The way blogs work, the most recent article goes on top, so you might see this first, but perhaps you should read “On beer festival season” first.
If that didn’t scare you a little when thinking about beer festivals, this will. Donovan Hall of Spirit World describes his effort to get into the Long Island Beer Festival:
When we get to the Huntington Hilton, we can hear the roar of conversation. The convivial banter of hundreds of people in an outdoor space drinking beer. Through the windows I can see wall to wall people inside, jam packed like commuters on a bus at rush hour. My wife and I head toward the door and a bald guy in a blue sport coat steps up making a sawing motion with his hands like some quarter back had just made an incomplete pass. “If you’re going to the beer festival, there’s no more tickets,” he says.
“But I have tickets,” I say. And I hold up my two tickets to prove it.
“Doesn’t matter,” he says. “They aren’t letting anybody else in. There’s too many people inside already.”
“But I paid $90 for these tickets,” I say.
“Too bad,” he says. “Nobody else can go in.”
Hall didn’t get in. He didn’t get a refund. That doesn’t mean he won’t, but don’t you think these promoters would have realized more than 1,000 people were likely to show up?
Too bad it was a beer fest, but this has nothing to do about beer. It’s about the promoters either failing to know the hall space or printing more than that number of tickets. It could happen to any show or event.

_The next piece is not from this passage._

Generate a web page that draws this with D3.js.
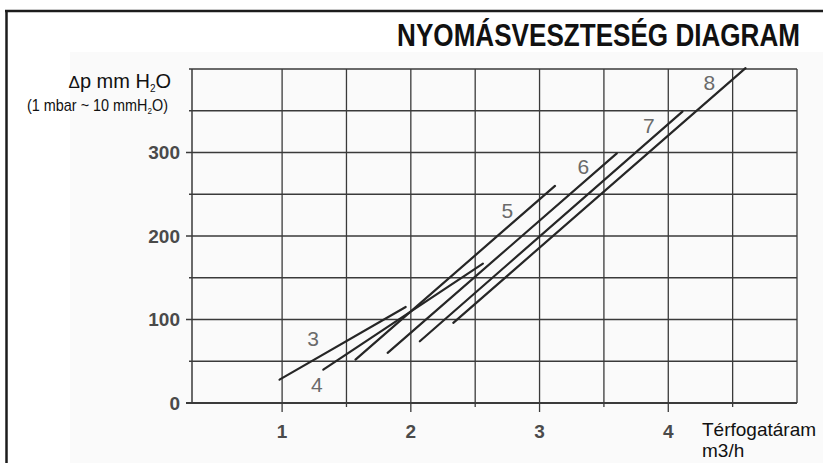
<!DOCTYPE html>
<html>
<head>
<meta charset="utf-8">
<script src="https://cdn.jsdelivr.net/npm/d3@7"></script>
<style>
  html, body { margin: 0; padding: 0; background: #ffffff; }
  svg { display: block; }
</style>
</head>
<body>
<svg id="chart" width="823" height="463"></svg>
<script>
// ---- data ----
const seriesNames = ["3", "4", "5", "6", "7", "8"];
const startFlow = [0.98, 1.32, 1.57, 1.82, 2.07, 2.33];
const startDp   = [28, 40, 52, 60, 74, 96];
const endFlow   = [1.96, 2.56, 3.12, 3.60, 4.11, 4.60];
const endDp     = [115, 167, 260, 299, 349, 401];
const labelFlow = [1.24, 1.27, 2.75, 3.34, 3.85, 4.32];
const labelDp   = [77, 22, 231, 283, 332, 384];
const xTickValues = [1, 2, 3, 4];
const xGridValues = [1, 1.5, 2, 2.5, 3, 3.5, 4, 4.5, 5];
const yTickValues = [0, 100, 200, 300];
const yGridValues = [0, 50, 100, 150, 200, 250, 300, 350, 400];
const titleText = "NYOMÁSVESZTESÉG DIAGRAM";

// ---- layout ----
const svg = d3.select("#chart");
const x = d3.scaleLinear().domain([0.3, 5]).range([192, 797]);
const y = d3.scaleLinear().domain([0, 400]).range([403, 69]);
const gridColor = "#3a3a3a";
const narrow = "'Liberation Sans Narrow', 'Arial Narrow', 'Liberation Sans', Arial, sans-serif";
const sans = "'Liberation Sans', Arial, Helvetica, sans-serif";

// condense a text horizontally to a target width, anchored at its right end
function condense(sel, rightX, baseY, width) {
  const w = sel.node().getComputedTextLength();
  const s = Math.min(1, width / w);
  sel.attr("text-anchor", "end").attr("x", 0).attr("y", 0)
     .attr("transform", `translate(${rightX},${baseY}) scale(${s},1)`);
}

// faint scanned background
svg.append("rect").attr("x", 70).attr("y", 52).attr("width", 753).attr("height", 411).attr("fill", "#fafafa");

// outer frame (top and left)
svg.append("line").attr("x1", 5).attr("x2", 823).attr("y1", 11).attr("y2", 11)
  .attr("stroke", "#1c1c1c").attr("stroke-width", 2.5);
svg.append("line").attr("x1", 6.5).attr("x2", 6.5).attr("y1", 10).attr("y2", 463)
  .attr("stroke", "#1c1c1c").attr("stroke-width", 2.5);

// title (condensed)
const title = svg.append("text")
  .attr("font-family", narrow).attr("font-weight", "bold").attr("font-size", 32)
  .attr("fill", "#111").text(titleText);
condense(title, 800, 46, 403);

// grid: horizontal lines (extend left a bit as ticks)
const g = svg.append("g");
g.selectAll("line.h").data(yGridValues).join("line").attr("class", "h")
  .attr("x1", d => yTickValues.includes(d) ? x(0.3) - 6 : x(0.3) - 3)
  .attr("x2", x(5))
  .attr("y1", d => y(d)).attr("y2", d => y(d))
  .attr("stroke", gridColor).attr("stroke-width", d => d === 0 ? 1.8 : 1.3);

// grid: vertical lines (extend below axis as ticks)
g.selectAll("line.v").data(xGridValues).join("line").attr("class", "v")
  .attr("x1", d => x(d)).attr("x2", d => x(d))
  .attr("y1", y(400))
  .attr("y2", d => xTickValues.includes(d) ? y(0) + 9 : (d === 5 ? y(0) : y(0) + 4))
  .attr("stroke", gridColor).attr("stroke-width", 1.3);
g.append("line").attr("x1", x(0.3)).attr("x2", x(0.3)).attr("y1", y(400)).attr("y2", y(0))
  .attr("stroke", gridColor).attr("stroke-width", 1.5);

// tick labels
svg.selectAll("text.yt").data(yTickValues).join("text").attr("class", "yt")
  .attr("x", 180).attr("y", d => y(d)).attr("dy", "0.36em").attr("text-anchor", "end")
  .attr("font-family", sans).attr("font-weight", "bold").attr("font-size", 19)
  .attr("fill", "#4a4a4a").text(d => d);
svg.selectAll("text.xt").data(xTickValues).join("text").attr("class", "xt")
  .attr("x", d => x(d)).attr("y", 438).attr("text-anchor", "middle")
  .attr("font-family", sans).attr("font-weight", "bold").attr("font-size", 19)
  .attr("fill", "#4a4a4a").text(d => d);

// axis titles
const yl = svg.append("text").attr("x", 171).attr("y", 88).attr("text-anchor", "end")
  .attr("font-family", sans).attr("font-size", 20).attr("fill", "#111");
yl.append("tspan").attr("font-size", 17).text("Δ");
yl.append("tspan").text("p mm H");
yl.append("tspan").attr("font-size", 10).attr("dy", 4).text("2");
yl.append("tspan").attr("dy", -4).text("O");

const yl2 = svg.append("text")
  .attr("font-family", narrow).attr("font-size", 16).attr("fill", "#111");
yl2.append("tspan").text("(1 mbar ~ 10 mmH");
yl2.append("tspan").attr("font-size", 9).attr("dy", 3).text("2");
yl2.append("tspan").attr("dy", -3).text("O)");
condense(yl2, 168, 111, 141);

svg.append("text").attr("x", 702).attr("y", 436)
  .attr("font-family", sans).attr("font-size", 19).attr("fill", "#111").text("Térfogatáram");
svg.append("text").attr("x", 702).attr("y", 457)
  .attr("font-family", sans).attr("font-size", 19).attr("fill", "#111").text("m3/h");

// data lines
const lineGen = d3.line().x(d => x(d[0])).y(d => y(d[1]));
const curves = seriesNames.map((n, i) => ({
  name: n,
  pts: [[startFlow[i], startDp[i]], [endFlow[i], endDp[i]]],
  lx: labelFlow[i], ly: labelDp[i]
}));
svg.append("g").selectAll("path").data(curves).join("path")
  .attr("d", d => lineGen(d.pts))
  .attr("fill", "none").attr("stroke", "#262626").attr("stroke-width", 2.2)
  .attr("stroke-linecap", "round");

svg.append("g").selectAll("text").data(curves).join("text")
  .attr("x", d => x(d.lx)).attr("y", d => y(d.ly)).attr("dy", "0.36em")
  .attr("text-anchor", "middle")
  .attr("font-family", sans).attr("font-size", 21).attr("fill", "#6a6a6a")
  .text(d => d.name);
</script>
</body>
</html>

Some folks guard well against failure and then get sucker punched by success.
In this case I think it was inexperience on the part of the organizer. It appears that cash sales at the door was the unknown in the organizer’s equation. Since there was only one line to get in, it was first come first served even if you had bought a ticket two months previous. If the organizer does this again, I assume that they will engage a larger venue and have two entrance lines, prepaid and cash at the door. At least that is some of the advice I would give.